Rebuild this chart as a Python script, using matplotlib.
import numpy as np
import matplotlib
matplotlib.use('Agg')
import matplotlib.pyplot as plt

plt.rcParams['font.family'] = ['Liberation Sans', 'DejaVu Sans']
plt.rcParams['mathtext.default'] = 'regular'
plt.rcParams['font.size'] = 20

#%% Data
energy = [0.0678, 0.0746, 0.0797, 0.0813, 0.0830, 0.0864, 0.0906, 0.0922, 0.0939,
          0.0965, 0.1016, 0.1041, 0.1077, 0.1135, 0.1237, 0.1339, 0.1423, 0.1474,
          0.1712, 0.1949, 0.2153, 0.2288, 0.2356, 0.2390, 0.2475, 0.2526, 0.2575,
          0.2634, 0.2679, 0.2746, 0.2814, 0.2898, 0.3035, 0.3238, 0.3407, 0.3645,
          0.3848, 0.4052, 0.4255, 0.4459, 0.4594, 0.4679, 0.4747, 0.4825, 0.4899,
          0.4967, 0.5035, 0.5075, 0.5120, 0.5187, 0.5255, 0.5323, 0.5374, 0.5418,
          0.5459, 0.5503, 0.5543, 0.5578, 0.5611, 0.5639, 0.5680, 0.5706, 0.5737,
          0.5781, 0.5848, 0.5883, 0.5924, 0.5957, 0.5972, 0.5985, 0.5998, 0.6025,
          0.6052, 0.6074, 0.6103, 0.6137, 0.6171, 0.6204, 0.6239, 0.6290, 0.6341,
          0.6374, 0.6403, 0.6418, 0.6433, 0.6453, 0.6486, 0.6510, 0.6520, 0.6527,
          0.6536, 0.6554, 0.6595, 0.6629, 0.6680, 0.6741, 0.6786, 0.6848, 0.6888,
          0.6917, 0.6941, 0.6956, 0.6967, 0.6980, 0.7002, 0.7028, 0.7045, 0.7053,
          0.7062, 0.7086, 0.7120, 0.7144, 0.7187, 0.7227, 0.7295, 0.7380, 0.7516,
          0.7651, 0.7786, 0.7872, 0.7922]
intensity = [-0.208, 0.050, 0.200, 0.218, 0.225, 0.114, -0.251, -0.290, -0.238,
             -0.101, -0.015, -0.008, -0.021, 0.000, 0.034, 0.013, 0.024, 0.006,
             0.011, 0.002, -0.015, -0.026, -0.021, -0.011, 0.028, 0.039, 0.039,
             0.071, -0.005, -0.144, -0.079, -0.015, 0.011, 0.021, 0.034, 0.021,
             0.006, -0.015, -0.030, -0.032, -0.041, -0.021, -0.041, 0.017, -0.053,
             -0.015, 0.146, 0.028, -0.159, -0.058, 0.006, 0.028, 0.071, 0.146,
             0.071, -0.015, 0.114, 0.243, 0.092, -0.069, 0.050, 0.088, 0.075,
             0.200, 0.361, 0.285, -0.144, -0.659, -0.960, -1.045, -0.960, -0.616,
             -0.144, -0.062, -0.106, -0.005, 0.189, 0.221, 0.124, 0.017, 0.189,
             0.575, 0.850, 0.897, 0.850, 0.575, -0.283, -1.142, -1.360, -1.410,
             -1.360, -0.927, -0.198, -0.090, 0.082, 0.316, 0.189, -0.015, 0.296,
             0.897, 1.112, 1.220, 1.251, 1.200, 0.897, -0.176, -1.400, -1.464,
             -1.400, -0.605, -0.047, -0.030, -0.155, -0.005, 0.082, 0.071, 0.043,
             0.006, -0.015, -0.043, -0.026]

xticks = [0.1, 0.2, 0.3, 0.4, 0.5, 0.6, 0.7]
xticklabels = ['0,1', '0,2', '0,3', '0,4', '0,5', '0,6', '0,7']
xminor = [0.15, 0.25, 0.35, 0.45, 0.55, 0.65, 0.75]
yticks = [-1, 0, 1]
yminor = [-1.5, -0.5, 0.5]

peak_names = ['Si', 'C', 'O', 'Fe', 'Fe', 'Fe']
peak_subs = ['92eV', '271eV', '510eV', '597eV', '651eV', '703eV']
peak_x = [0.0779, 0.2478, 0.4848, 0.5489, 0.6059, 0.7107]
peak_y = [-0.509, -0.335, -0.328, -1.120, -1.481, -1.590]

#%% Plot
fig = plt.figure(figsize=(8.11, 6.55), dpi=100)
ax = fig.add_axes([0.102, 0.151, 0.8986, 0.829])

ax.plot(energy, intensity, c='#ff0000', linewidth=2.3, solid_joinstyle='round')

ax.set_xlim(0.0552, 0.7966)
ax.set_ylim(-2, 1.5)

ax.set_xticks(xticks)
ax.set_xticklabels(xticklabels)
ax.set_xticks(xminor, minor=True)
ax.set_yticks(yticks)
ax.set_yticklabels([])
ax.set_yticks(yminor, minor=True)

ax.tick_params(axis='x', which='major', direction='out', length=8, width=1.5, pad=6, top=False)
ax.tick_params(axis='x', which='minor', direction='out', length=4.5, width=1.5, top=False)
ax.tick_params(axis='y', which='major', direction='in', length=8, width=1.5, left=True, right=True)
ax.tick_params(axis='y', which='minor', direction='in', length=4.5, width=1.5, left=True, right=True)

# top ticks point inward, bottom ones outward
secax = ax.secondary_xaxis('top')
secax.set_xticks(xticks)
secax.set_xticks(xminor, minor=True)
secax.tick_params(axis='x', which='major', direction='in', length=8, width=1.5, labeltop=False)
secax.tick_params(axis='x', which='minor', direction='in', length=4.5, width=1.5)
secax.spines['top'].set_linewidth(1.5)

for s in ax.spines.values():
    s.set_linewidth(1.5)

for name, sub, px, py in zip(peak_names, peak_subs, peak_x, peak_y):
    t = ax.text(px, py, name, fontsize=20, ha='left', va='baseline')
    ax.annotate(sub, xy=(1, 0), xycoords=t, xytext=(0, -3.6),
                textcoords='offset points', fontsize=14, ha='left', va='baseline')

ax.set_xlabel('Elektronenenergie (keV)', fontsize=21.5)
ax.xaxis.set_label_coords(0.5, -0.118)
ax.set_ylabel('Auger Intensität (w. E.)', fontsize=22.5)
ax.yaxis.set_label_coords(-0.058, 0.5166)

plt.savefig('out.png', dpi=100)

========================================

Output the full listing without altering anything.

- **TASK ANSWER**
Rebuild this chart as a Python script, using matplotlib.
import numpy as np
import matplotlib
matplotlib.use('Agg')
import matplotlib.pyplot as plt

plt.rcParams['font.family'] = ['Liberation Sans', 'DejaVu Sans']
plt.rcParams['mathtext.default'] = 'regular'
plt.rcParams['font.size'] = 20

#%% Data
energy = [0.0678, 0.0746, 0.0797, 0.0813, 0.0830, 0.0864, 0.0906, 0.0922, 0.0939,
          0.0965, 0.1016, 0.1041, 0.1077, 0.1135, 0.1237, 0.1339, 0.1423, 0.1474,
          0.1712, 0.1949, 0.2153, 0.2288, 0.2356, 0.2390, 0.2475, 0.2526, 0.2575,
          0.2634, 0.2679, 0.2746, 0.2814, 0.2898, 0.3035, 0.3238, 0.3407, 0.3645,
          0.3848, 0.4052, 0.4255, 0.4459, 0.4594, 0.4679, 0.4747, 0.4825, 0.4899,
          0.4967, 0.5035, 0.5075, 0.5120, 0.5187, 0.5255, 0.5323, 0.5374, 0.5418,
          0.5459, 0.5503, 0.5543, 0.5578, 0.5611, 0.5639, 0.5680, 0.5706, 0.5737,
          0.5781, 0.5848, 0.5883, 0.5924, 0.5957, 0.5972, 0.5985, 0.5998, 0.6025,
          0.6052, 0.6074, 0.6103, 0.6137, 0.6171, 0.6204, 0.6239, 0.6290, 0.6341,
          0.6374, 0.6403, 0.6418, 0.6433, 0.6453, 0.6486, 0.6510, 0.6520, 0.6527,
          0.6536, 0.6554, 0.6595, 0.6629, 0.6680, 0.6741, 0.6786, 0.6848, 0.6888,
          0.6917, 0.6941, 0.6956, 0.6967, 0.6980, 0.7002, 0.7028, 0.7045, 0.7053,
          0.7062, 0.7086, 0.7120, 0.7144, 0.7187, 0.7227, 0.7295, 0.7380, 0.7516,
          0.7651, 0.7786, 0.7872, 0.7922]
intensity = [-0.208, 0.050, 0.200, 0.218, 0.225, 0.114, -0.251, -0.290, -0.238,
             -0.101, -0.015, -0.008, -0.021, 0.000, 0.034, 0.013, 0.024, 0.006,
             0.011, 0.002, -0.015, -0.026, -0.021, -0.011, 0.028, 0.039, 0.039,
             0.071, -0.005, -0.144, -0.079, -0.015, 0.011, 0.021, 0.034, 0.021,
             0.006, -0.015, -0.030, -0.032, -0.041, -0.021, -0.041, 0.017, -0.053,
             -0.015, 0.146, 0.028, -0.159, -0.058, 0.006, 0.028, 0.071, 0.146,
             0.071, -0.015, 0.114, 0.243, 0.092, -0.069, 0.050, 0.088, 0.075,
             0.200, 0.361, 0.285, -0.144, -0.659, -0.960, -1.045, -0.960, -0.616,
             -0.144, -0.062, -0.106, -0.005, 0.189, 0.221, 0.124, 0.017, 0.189,
             0.575, 0.850, 0.897, 0.850, 0.575, -0.283, -1.142, -1.360, -1.410,
             -1.360, -0.927, -0.198, -0.090, 0.082, 0.316, 0.189, -0.015, 0.296,
             0.897, 1.112, 1.220, 1.251, 1.200, 0.897, -0.176, -1.400, -1.464,
             -1.400, -0.605, -0.047, -0.030, -0.155, -0.005, 0.082, 0.071, 0.043,
             0.006, -0.015, -0.043, -0.026]

xticks = [0.1, 0.2, 0.3, 0.4, 0.5, 0.6, 0.7]
xticklabels = ['0,1', '0,2', '0,3', '0,4', '0,5', '0,6', '0,7']
xminor = [0.15, 0.25, 0.35, 0.45, 0.55, 0.65, 0.75]
yticks = [-1, 0, 1]
yminor = [-1.5, -0.5, 0.5]

peak_names = ['Si', 'C', 'O', 'Fe', 'Fe', 'Fe']
peak_subs = ['92eV', '271eV', '510eV', '597eV', '651eV', '703eV']
peak_x = [0.0779, 0.2478, 0.4848, 0.5489, 0.6059, 0.7107]
peak_y = [-0.509, -0.335, -0.328, -1.120, -1.481, -1.590]

#%% Plot
fig = plt.figure(figsize=(8.11, 6.55), dpi=100)
ax = fig.add_axes([0.102, 0.151, 0.8986, 0.829])

ax.plot(energy, intensity, c='#ff0000', linewidth=2.3, solid_joinstyle='round')

ax.set_xlim(0.0552, 0.7966)
ax.set_ylim(-2, 1.5)

ax.set_xticks(xticks)
ax.set_xticklabels(xticklabels)
ax.set_xticks(xminor, minor=True)
ax.set_yticks(yticks)
ax.set_yticklabels([])
ax.set_yticks(yminor, minor=True)

ax.tick_params(axis='x', which='major', direction='out', length=8, width=1.5, pad=6, top=False)
ax.tick_params(axis='x', which='minor', direction='out', length=4.5, width=1.5, top=False)
ax.tick_params(axis='y', which='major', direction='in', length=8, width=1.5, left=True, right=True)
ax.tick_params(axis='y', which='minor', direction='in', length=4.5, width=1.5, left=True, right=True)

# top ticks point inward, bottom ones outward
secax = ax.secondary_xaxis('top')
secax.set_xticks(xticks)
secax.set_xticks(xminor, minor=True)
secax.tick_params(axis='x', which='major', direction='in', length=8, width=1.5, labeltop=False)
secax.tick_params(axis='x', which='minor', direction='in', length=4.5, width=1.5)
secax.spines['top'].set_linewidth(1.5)

for s in ax.spines.values():
    s.set_linewidth(1.5)

for name, sub, px, py in zip(peak_names, peak_subs, peak_x, peak_y):
    t = ax.text(px, py, name, fontsize=20, ha='left', va='baseline')
    ax.annotate(sub, xy=(1, 0), xycoords=t, xytext=(0, -3.6),
                textcoords='offset points', fontsize=14, ha='left', va='baseline')

ax.set_xlabel('Elektronenenergie (keV)', fontsize=21.5)
ax.xaxis.set_label_coords(0.5, -0.118)
ax.set_ylabel('Auger Intensität (w. E.)', fontsize=22.5)
ax.yaxis.set_label_coords(-0.058, 0.5166)

plt.savefig('out.png', dpi=100)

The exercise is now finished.